A BQM-34E Firebee II in flight. |
In 1965, Teledyne Ryan undertook design of a supersonic variant of the subsonic BQM-34A Firebee I, designated Model 166 by the company. To achieve supersonic flight, the Firebee II differed from the Firebee I in having a new and more slender fuselage measuring 29 feet 1.9 in (8.89 meters) long, which necessitated installation of a 1,920 lb (8.5 kN) thrust Teledyne CAE J69-T-406 turbojet. Like the Firebee I, the Firebee II used a two-stage parachute retrieval system, and it could fly at Mach 1.8 at an altitude of 45,000 feet (13,700 meters). Endurance of the drone 1 hour 15 minutes, and the Firebee II was also equipped with an external conformal fuel tank to allow for improved endurance, jettisoning the external fuel tank before boosting to supersonic speed. The main launch platform for the Firebee II was a DC-130 drone control aircraft.

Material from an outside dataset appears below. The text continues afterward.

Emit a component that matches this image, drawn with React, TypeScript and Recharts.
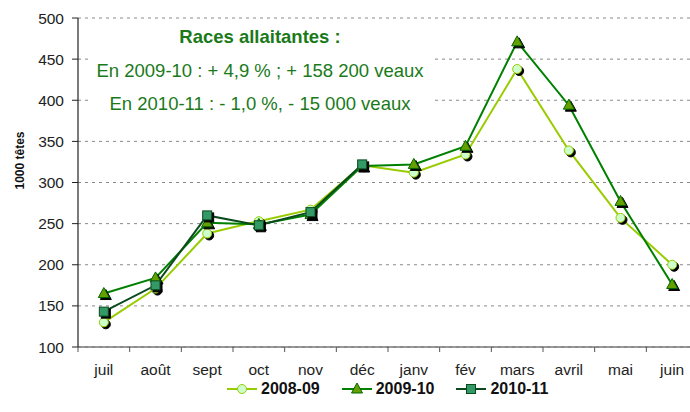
import { LineChart, Line, XAxis, YAxis, CartesianGrid, Legend } from 'recharts';

const months = ['juil', 'août', 'sept', 'oct', 'nov', 'déc', 'janv', 'fév', 'mars', 'avril', 'mai', 'juin'];
const s0809 = [130, 171, 238, 253, 267, 321, 312, 334, 438, 339, 257, 200];
const s0910 = [165, 184, 251, 249, 261, 320, 322, 344, 471, 394, 277, 176];
const s1011: (number | null)[] = [143, 175, 260, 248, 264, 322, null, null, null, null, null, null];
const yTicks = [100, 150, 200, 250, 300, 350, 400, 450, 500];

const data = months.map((m, i) => ({ month: m, a: s0809[i], b: s0910[i], c: s1011[i] }));

const FONT = '"Liberation Sans", Arial, sans-serif';
const CHART_W = 720;
const CHART_H = 412;
const MARGIN = { top: 18, right: 22, left: 28, bottom: 11 };
const Y_WIDTH = 50;
const BAND = (CHART_W - MARGIN.left - MARGIN.right - Y_WIDTH) / months.length;

const series = [
  { key: 'a', name: '2008-09', line: '#99CC00', fill: '#CCFFCC', stroke: '#99CC00', shape: 'circle' },
  { key: 'b', name: '2009-10', line: '#008000', fill: '#66A000', stroke: '#006600', shape: 'triangle' },
  { key: 'c', name: '2010-11', line: '#0A4A1C', fill: '#339966', stroke: '#0A4A1C', shape: 'square' },
];

function Marker({ shape, x, y, fill, stroke, shadow }: any) {
  const draw = (dx: number, dy: number, f: string, s: string) => {
    if (shape === 'circle') return <circle cx={x + dx} cy={y + dy} r={4.5} fill={f} stroke={s} strokeWidth={1} />;
    if (shape === 'triangle')
      return <polygon points={`${x + dx},${y + dy - 6} ${x + dx + 5.5},${y + dy + 4} ${x + dx - 5.5},${y + dy + 4}`} fill={f} stroke={s} strokeWidth={1} />;
    return <rect x={x + dx - 4.5} y={y + dy - 4.5} width={9} height={9} fill={f} stroke={s} strokeWidth={1} />;
  };
  return (
    <g>
      {shadow && draw(2, 2, '#000', '#000')}
      {draw(0, 0, fill, stroke)}
    </g>
  );
}

const makeDot = (s: typeof series[number]) => (props: any) => {
  const { cx, cy, index, value } = props;
  if (value == null || cx == null || cy == null) return <g key={`e-${s.key}-${index}`} />;
  return <Marker key={`d-${s.key}-${index}`} shape={s.shape} x={cx} y={cy} fill={s.fill} stroke={s.stroke} shadow />;
};

// category labels centred, tick marks between categories (Excel style)
function XTick(props: any) {
  const { x, y, payload, index } = props;
  const axisY = y - 2;
  return (
    <g>
      <line x1={x - BAND / 2} y1={axisY} x2={x - BAND / 2} y2={axisY + 5} stroke="#555" />
      {index === months.length - 1 && <line x1={x + BAND / 2} y1={axisY} x2={x + BAND / 2} y2={axisY + 5} stroke="#555" />}
      <text x={x} y={axisY + 28} textAnchor="middle" fontSize={15.5} fill="#222" fontFamily={FONT}>
        {payload.value}
      </text>
    </g>
  );
}

function LegendContent() {
  return (
    <div style={{ display: 'flex', height: 24, fontFamily: FONT, paddingLeft: 227 }}>
      {series.map((s) => (
        <div key={s.key} style={{ display: 'flex', alignItems: 'center', marginRight: 22 }}>
          <svg width={30} height={14}>
            <line x1={0} y1={7} x2={30} y2={7} stroke={s.line} strokeWidth={2} />
            <Marker shape={s.shape} x={15} y={7} fill={s.fill} stroke={s.stroke} />
          </svg>
          <span style={{ fontWeight: 'bold', fontSize: 16, marginLeft: 4, color: '#111' }}>{s.name}</span>
        </div>
      ))}
    </div>
  );
}

const noteStyle: any = {
  position: 'absolute',
  left: 88,
  width: 344,
  height: 20,
  lineHeight: '20px',
  textAlign: 'center',
  color: '#1A7A1A',
  fontFamily: FONT,
  fontSize: 18.5,
  whiteSpace: 'nowrap',
};

export default function App() {
  return (
    <div style={{ position: 'absolute', left: 0, top: 0, width: 690, height: 412, overflow: 'hidden', background: '#fff' }}>
      <LineChart width={CHART_W} height={CHART_H} data={data} margin={MARGIN}>
        <CartesianGrid horizontal vertical={false} stroke="#8a8a8a" strokeDasharray="3 4" />
        <XAxis
          dataKey="month"
          axisLine={{ stroke: '#777', strokeWidth: 1.5 }}
          tickLine={false}
          tickSize={0}
          tickMargin={2}
          height={30}
          interval={0}
          padding={{ left: BAND / 2, right: BAND / 2 }}
          tick={<XTick />}
        />
        <YAxis
          width={Y_WIDTH}
          domain={[100, 500]}
          ticks={yTicks}
          interval={0}
          axisLine={{ stroke: '#222', strokeWidth: 1.2 }}
          tickLine={{ stroke: '#222' }}
          tickSize={6}
          tickMargin={8}
          tick={{ fontSize: 15.5, fill: '#222', fontFamily: FONT }}
          label={{
            content: ({ viewBox }: any) => {
              const cx = viewBox.x - 8;
              const cy = viewBox.y + viewBox.height / 2 - 22;
              return (
                <text x={cx} y={cy} transform={`rotate(-90 ${cx} ${cy})`} textAnchor="middle" dominantBaseline="central" fontSize={12} fontWeight="bold" fill="#111" fontFamily={FONT}>
                  1000 têtes
                </text>
              );
            },
          }}
        />
        <Legend verticalAlign="bottom" height={24} content={<LegendContent />} wrapperStyle={{ left: 0, width: 690 }} />
        {series.map((s) => (
          <Line
            key={s.key}
            dataKey={s.key}
            name={s.name}
            stroke={s.line}
            strokeWidth={2}
            dot={makeDot(s)}
            activeDot={false}
            isAnimationActive={false}
            connectNulls={false}
          />
        ))}
      </LineChart>
      <div style={{ position: 'absolute', left: 88, top: 22, width: 344, height: 98, background: '#fff' }} />
      <div style={{ ...noteStyle, top: 27, fontWeight: 'bold' }}>Races allaitantes :</div>
      <div style={{ ...noteStyle, top: 61 }}>En 2009-10 : + 4,9 % ; + 158 200 veaux</div>
      <div style={{ ...noteStyle, top: 94 }}>En 2010-11 : - 1,0 %, - 15 000 veaux</div>
    </div>
  );
}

Despite being different from the Firebee I in its longer fuselage, the Firebee II was designated in the BQM-34 series, receiving the designation BQM-34E when it was ordered by the US Navy for full-scale development. Test flights of the BQM-34E began in January 1968, and production orders were placed in 1969, with service entry commencing that year. The US Air Force in 1969 ordered its own version of the Firebee II as the BQM-34F, which entered service in 1971 and carried the AN/USW-3(V) ITCS electronic suite. Compared to the BQM-34E, the BQM-34F was slightly heavier and had a slightly bigger wingspan, and it could be retrieved in mid-air by helicopters equipped with a Mid-Air Retrieval System (MARS) while parachuting to the ground and hauled back to an airbase. In the early 1970s, several BQM-34Es were upgraded with AN/DKW-1 ITCS guidance transporters and designated as BQM-34T. A number of BQM-34F drones were used for flight tests of the supercritical wing from 1977 to 1983 as part of NASA's DAST (Drones for Aerodynamic and Structural Testing), with a B-52 as the launching aircraft.
A total of 286 Firebee II drones were built before the end of production in 1980. By the end of the 1980s, there were less than 50 Firebee IIs in operational service as a result of attrition, and the Firebee II was retired from service in 1990.